#### [DATA EXTRACT]
* * * * *

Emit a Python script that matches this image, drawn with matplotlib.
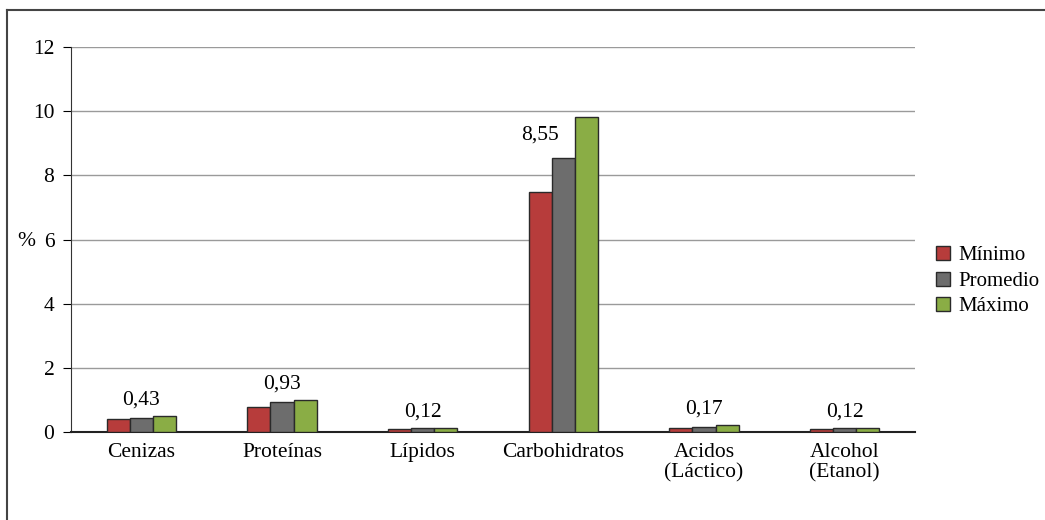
import matplotlib.pyplot as plt
import numpy as np
from matplotlib.lines import Line2D

plt.rcParams['font.family'] = ['Liberation Serif', 'DejaVu Serif']

categorias = ['Cenizas', 'Proteínas', 'Lípidos', 'Carbohidratos', 'Acidos\n(Láctico)', 'Alcohol\n(Etanol)']
minimo = [0.40, 0.78, 0.10, 7.49, 0.13, 0.10]
promedio = [0.43, 0.93, 0.12, 8.55, 0.17, 0.12]
maximo = [0.49, 1.01, 0.14, 9.81, 0.21, 0.14]
etiquetas = ['0,43', '0,93', '0,12', '8,55', '0,17', '0,12']
series = ['Mínimo', 'Promedio', 'Máximo']
colores = ['#B73C3B', '#6D6D6D', '#8AAD45']

fs = 15.5

fig = plt.figure(figsize=(10.45, 5.2), dpi=100)
ax = fig.add_axes([71 / 1045, 1 - 432 / 520, (915 - 71) / 1045, (432 - 47) / 520])

x = np.arange(len(categorias))
w = 0.165
for i, (vals, col) in enumerate(zip([minimo, promedio, maximo], colores)):
    ax.bar(x + (i - 1) * w, vals, w, color=col, edgecolor='#2a2a2a', linewidth=1.0, zorder=3)

# data labels above the "Promedio" bars
for xi, v, lab in zip(x, promedio, etiquetas):
    if v > 5:
        ax.text(xi - 0.03, v + 0.4, lab, ha='right', va='bottom', fontsize=fs)
    else:
        top = max(minimo[xi], promedio[xi], maximo[xi])
        ax.text(xi, top + 0.2, lab, ha='center', va='bottom', fontsize=fs)

ax.set_xlim(-0.5, len(categorias) - 0.5)
ax.set_ylim(0, 12)
ax.set_yticks(range(0, 13, 2))
ax.set_xticks(x)
ax.set_xticklabels(categorias, fontsize=fs, linespacing=1.1)
ax.tick_params(axis='x', length=0, pad=8)
ax.tick_params(axis='y', labelsize=fs, length=6, direction='out', pad=6)
ax.yaxis.grid(True, color='#9a9a9a', linewidth=1.0, zorder=0)
ax.set_axisbelow(True)
for s in ['top', 'right']:
    ax.spines[s].set_visible(False)
ax.spines['left'].set_color('#333333')
ax.spines['bottom'].set_color('#222222')
ax.spines['bottom'].set_linewidth(1.5)

fig.text(17 / 1045, 1 - 241 / 520, '%', fontsize=fs, ha='left', va='center')

handles = [Line2D([], [], marker='s', linestyle='none', markersize=9.5,
                  markerfacecolor=c, markeredgecolor='#2a2a2a') for c in colores]
fig.legend(handles, series, loc='center left', bbox_to_anchor=(933 / 1045, 1 - 281 / 520),
           frameon=False, fontsize=15, handletextpad=0.2, handlelength=1.0,
           labelspacing=0.28, borderaxespad=0, borderpad=0)

# outer frame (top and left only)
fig.add_artist(Line2D([7 / 1045, 1], [1 - 10 / 520, 1 - 10 / 520], color='#444444', linewidth=1.5))
fig.add_artist(Line2D([7 / 1045, 7 / 1045], [0, 1 - 10 / 520], color='#444444', linewidth=1.5))

fig.savefig('out.png', dpi=100)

* * * * *

#### [WRITTEN PROBLEM]
Repeat, with no pictures, each line from the beginning of the data through the line containing "ax.text(xi, top +", inclusive.

#### [RESPONSE TO THIS TASK]
Emit a Python script that matches this image, drawn with matplotlib.
import matplotlib.pyplot as plt
import numpy as np
from matplotlib.lines import Line2D

plt.rcParams['font.family'] = ['Liberation Serif', 'DejaVu Serif']

categorias = ['Cenizas', 'Proteínas', 'Lípidos', 'Carbohidratos', 'Acidos\n(Láctico)', 'Alcohol\n(Etanol)']
minimo = [0.40, 0.78, 0.10, 7.49, 0.13, 0.10]
promedio = [0.43, 0.93, 0.12, 8.55, 0.17, 0.12]
maximo = [0.49, 1.01, 0.14, 9.81, 0.21, 0.14]
etiquetas = ['0,43', '0,93', '0,12', '8,55', '0,17', '0,12']
series = ['Mínimo', 'Promedio', 'Máximo']
colores = ['#B73C3B', '#6D6D6D', '#8AAD45']

fs = 15.5

fig = plt.figure(figsize=(10.45, 5.2), dpi=100)
ax = fig.add_axes([71 / 1045, 1 - 432 / 520, (915 - 71) / 1045, (432 - 47) / 520])

x = np.arange(len(categorias))
w = 0.165
for i, (vals, col) in enumerate(zip([minimo, promedio, maximo], colores)):
    ax.bar(x + (i - 1) * w, vals, w, color=col, edgecolor='#2a2a2a', linewidth=1.0, zorder=3)

# data labels above the "Promedio" bars
for xi, v, lab in zip(x, promedio, etiquetas):
    if v > 5:
        ax.text(xi - 0.03, v + 0.4, lab, ha='right', va='bottom', fontsize=fs)
    else:
        top = max(minimo[xi], promedio[xi], maximo[xi])
        ax.text(xi, top + 0.2, lab, ha='center', va='bottom', fontsize=fs)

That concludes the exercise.